Government’s recent self-inflicted injury over the future of the weekly supermarket discount scheme has, rightly, been greeted by disbelief and derision in many quarters. But among those who constitute Bermuda’s long-term unemployed, those on social assistance or who are actually disqualified from receiving financial aid because of one technicality or another, the yo-yoing position was received with outright dismay. It caused already low morale to ebb even further. And already widespread skepticism about Government resolve when it comes to such meat-and-potato issues as putting Bermudians back to work and reining in the cost of living will likely grow even more pronounced.

Coming just days after the People’s Campaign for Equality, Jobs and Justice issued the first of what it says will be a regular series of performance assessments of both Government and Opposition initiatives to bring popular concerns to the forefront, the timing of the discount grocery debacle could not have been worse.

With its calls for a more equitable taxation system, affordable and accessible healthcare, liveable wages and enhanced economic opportunities, its critics are probably tempted to say the People’s Campaign might as well add gold-paved streets and a house-broken unicorn for every home to its somewhat unrealistic wish list.

But dismissing the People’s Campaign as the overly idealistic mouthpiece for the ill-informed, ill-educated and easily swayed masses is exactly the wrong thing to do. People are hurting and, as the group’s march on Parliament has already demonstrated, they are naturally going to gravitate toward a movement which promises to help alleviate their pain.

While Bermuda has always boasted a fair number of those who might be termed the professionally workshy, those contending with the financial, emotional and familial ramifications of unemployment now includes everyone from downsized button-down professionals to former civil servants coming to terms with the fact there is no such thing as a job for life in contemporary Bermuda. They are your friends, your neighbours and members of your family.

Many politicians in both political parties seem to feel the illusions created by piously worded campaign promises and staged media events are acceptable substitutes for substantive action. They aren’t, of course. While Cabinet Ministers may rush to pose with Salvation Army officers at the site of new homeless shelters and the Opposition Leader delivers heart-tugging accounts of the poverty which now exists in the shadow of plenty in Bermuda, such photo op compassion and lip-service commitments to social justice are hardly going to replace actual remedial measures like the discount programme in the affections of the people. Or the People’s Campaign, for that matter.
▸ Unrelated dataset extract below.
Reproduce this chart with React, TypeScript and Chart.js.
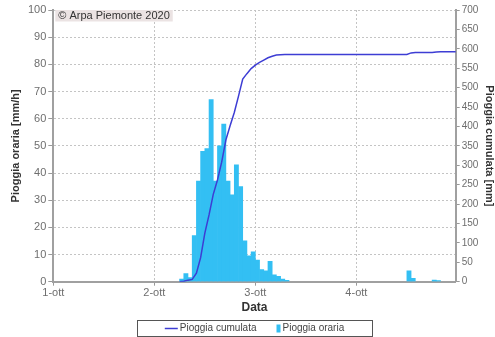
import React, { useEffect, useRef } from 'react';
import { Chart, registerables } from 'chart.js';

Chart.register(...registerables);

// ---- data (hours counted from 1-ott 00:00) ----
const dayTicks = [0, 24, 48, 72];
const dayLabels = ['1-ott', '2-ott', '3-ott', '4-ott'];
const xMax = 95.6;

// hourly rain: hour end time and value [mm/h]
const rainHours = [31, 32, 33, 34, 35, 36, 37, 38, 39, 40, 41, 42, 43, 44, 45, 46, 47, 48, 49, 50, 51, 52, 53, 54, 55, 56, 85, 86, 91, 92];
const rainValues = [1, 3, 1.5, 17, 37, 48, 49, 67, 37, 50, 58, 37, 32, 43, 35, 15, 9.5, 11, 8, 4.5, 4, 7.5, 2.5, 2, 1, 0.5, 4, 1.2, 0.6, 0.4];

// cumulated rain [mm]
const cumHours = [30, 31, 32, 33, 34, 35, 36, 37, 38, 39, 40, 41, 42, 43, 44, 45, 46, 47, 48, 49, 50, 51, 52, 53, 54, 55, 84, 85, 86, 90, 91, 92, 96];
const cumValues = [0, 1, 4, 6, 22, 62, 125, 172, 225, 262, 308, 365, 402, 436, 478, 522, 536, 549, 558, 565, 571, 577, 581, 584, 585, 585.5, 585.5, 589.5, 590.5, 590.5, 591.5, 592.5, 592.5];

const seriesLabels = ['Pioggia cumulata', 'Pioggia oraria'];
const leftTitle = 'Pioggia oraria [mm/h]';
const rightTitle = 'Pioggia cumulata [mm]';
const xTitle = 'Data';
const credit = '\u00A9 Arpa Piemonte 2020';

const FONT = '"Liberation Sans", Arial, sans-serif';
const LINE_COLOR = '#3d3dd4';
const BAR_COLOR = '#33bff3';

const creditPlugin = {
  id: 'creditBox',
  afterDatasetsDraw(chart: any) {
    const { ctx, chartArea } = chart;
    ctx.save();
    ctx.font = `11px ${FONT}`;
    const w = ctx.measureText(credit).width;
    ctx.fillStyle = '#ebe3e3';
    ctx.fillRect(chartArea.left + 2, chartArea.top, w + 6, 11.5);
    ctx.fillStyle = '#333333';
    ctx.textBaseline = 'middle';
    ctx.textAlign = 'left';
    ctx.fillText(credit, chartArea.left + 5, chartArea.top + 5.5);
    ctx.restore();
  },
};

const legendPlugin = {
  id: 'boxLegend',
  afterDraw(chart: any) {
    const { ctx, chartArea } = chart;
    const H = chart.height;
    const cx = (chartArea.left + chartArea.right) / 2;
    const boxW = 235;
    const top = H - 17;
    const bottom = H - 1;
    const cy = (top + bottom) / 2 + 0.5;
    ctx.save();
    ctx.strokeStyle = '#555555';
    ctx.lineWidth = 1;
    ctx.strokeRect(Math.round(cx - boxW / 2) + 0.5, top + 0.5, boxW, bottom - top);
    ctx.font = `10px ${FONT}`;
    const ds = chart.data.datasets;
    const t1 = ds[0].label;
    const t2 = ds[1].label;
    const w1 = ctx.measureText(t1).width;
    const w2 = ctx.measureText(t2).width;
    const sampleW = 13;
    const sqW = 4;
    const gap = 2;
    const between = 20;
    const total = sampleW + gap + w1 + between + sqW + gap + w2;
    let x = cx - total / 2;
    ctx.strokeStyle = LINE_COLOR;
    ctx.lineWidth = 1.5;
    ctx.beginPath();
    ctx.moveTo(x, cy);
    ctx.lineTo(x + sampleW, cy);
    ctx.stroke();
    x += sampleW + gap;
    ctx.fillStyle = '#444444';
    ctx.textBaseline = 'middle';
    ctx.textAlign = 'left';
    ctx.fillText(t1, x, cy);
    x += w1 + between;
    ctx.fillStyle = BAR_COLOR;
    ctx.fillRect(x, cy - 4, sqW, 8);
    x += sqW + gap;
    ctx.fillStyle = '#444444';
    ctx.fillText(t2, x, cy);
    ctx.restore();
  },
};

export default function App() {
  const ref = useRef<HTMLCanvasElement | null>(null);

  useEffect(() => {
    document.body.style.margin = '0';
    const canvas = ref.current;
    if (!canvas) return;

    const lineData = cumHours.map((h, i) => ({ x: h, y: cumValues[i] }));
    const barData = rainHours.map((h, i) => ({ x: h - 0.5, y: rainValues[i] }));

    const gridColor = '#c4c4c4';
    const axisColor = '#a0a0a0';
    const tickColor = '#6e6e6e';

    const chart = new Chart(canvas, {
      type: 'bar',
      data: {
        datasets: [
          {
            type: 'line',
            label: seriesLabels[0],
            data: lineData,
            yAxisID: 'y1',
            borderColor: LINE_COLOR,
            backgroundColor: LINE_COLOR,
            borderWidth: 1.5,
            pointRadius: 0,
            tension: 0,
            order: 0,
          } as any,
          {
            type: 'bar',
            label: seriesLabels[1],
            data: barData,
            yAxisID: 'y',
            backgroundColor: BAR_COLOR,
            borderWidth: 0,
            categoryPercentage: 1,
            barPercentage: 1,
            order: 1,
          } as any,
        ],
      },
      options: {
        responsive: false,
        animation: false,
        devicePixelRatio: 1,
        layout: { padding: { left: 0, right: 0, top: 10, bottom: 21 } },
        plugins: {
          legend: { display: false },
          tooltip: { enabled: false },
        },
        scales: {
          x: {
            type: 'linear',
            min: 0,
            max: xMax,
            offset: false,
            afterBuildTicks: (s: any) => {
              s.ticks = dayTicks.map((v) => ({ value: v }));
            },
            afterFit: (s: any) => {
              s.height = 34.3;
            },
            ticks: {
              color: tickColor,
              font: { family: FONT, size: 11 },
              padding: 1,
              maxRotation: 0,
              autoSkip: false,
              callback: (v: any) => {
                const i = dayTicks.indexOf(Number(v));
                return i >= 0 ? dayLabels[i] : '';
              },
            },
            grid: {
              offset: false,
              color: gridColor,
              lineWidth: 1,
              drawTicks: true,
              tickLength: 4,
              tickColor: '#999999',
              tickWidth: 1,
            },
            border: { display: true, color: axisColor, width: 2, dash: [2, 2] },
            title: {
              display: true,
              text: xTitle,
              color: '#333333',
              font: { family: FONT, size: 12, weight: 'bold' },
              padding: { top: 0, bottom: 1 },
            },
          },
          y: {
            type: 'linear',
            position: 'left',
            min: 0,
            max: 100,
            afterFit: (s: any) => {
              s.width = 53.3;
            },
            ticks: {
              stepSize: 10,
              color: tickColor,
              font: { family: FONT, size: 11 },
              padding: 2,
            },
            grid: {
              color: gridColor,
              lineWidth: 1,
              drawTicks: true,
              tickLength: 5,
              tickColor: '#999999',
            },
            border: { display: true, color: axisColor, width: 2, dash: [2, 2] },
            title: {
              display: true,
              text: leftTitle,
              color: '#333333',
              font: { family: FONT, size: 11, weight: 'bold' },
              padding: { top: 9.5, bottom: 0 },
            },
          },
          y1: {
            type: 'linear',
            position: 'right',
            min: 0,
            max: 700,
            afterFit: (s: any) => {
              s.width = 39.3;
            },
            ticks: {
              stepSize: 50,
              color: tickColor,
              font: { family: FONT, size: 10 },
              padding: 2,
            },
            grid: {
              drawOnChartArea: false,
              drawTicks: true,
              tickLength: 4,
              tickColor: '#999999',
            },
            border: { display: true, color: axisColor, width: 2 },
            title: {
              display: true,
              text: rightTitle,
              color: '#333333',
              font: { family: FONT, size: 11, weight: 'bold', lineHeight: 1 },
              padding: { top: 0, bottom: 0 },
            },
          },
        },
      } as any,
      plugins: [creditPlugin, legendPlugin],
    });

    return () => {
      chart.destroy();
    };
  }, []);

  return (
    <div style={{ position: 'fixed', left: 0, top: 0, width: 495, height: 337, background: '#ffffff' }}>
      <canvas ref={ref} width={495} height={337} style={{ display: 'block', width: 495, height: 337 }} />
    </div>
  );
}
Stabilising and then regrowing Bermuda’s economy is going to be a long-term undertaking. No one, not even those most badly affected by its all-too-rapid contraction, is expecting a miracle cure. But when even a minor but welcome step toward restoring the years that the locust hath eaten like the grocery programme becomes subject to clumsy political mishandling and miscommunication, then people can be forgiven for concluding the recovery may be an even longer term business than they had initially feared.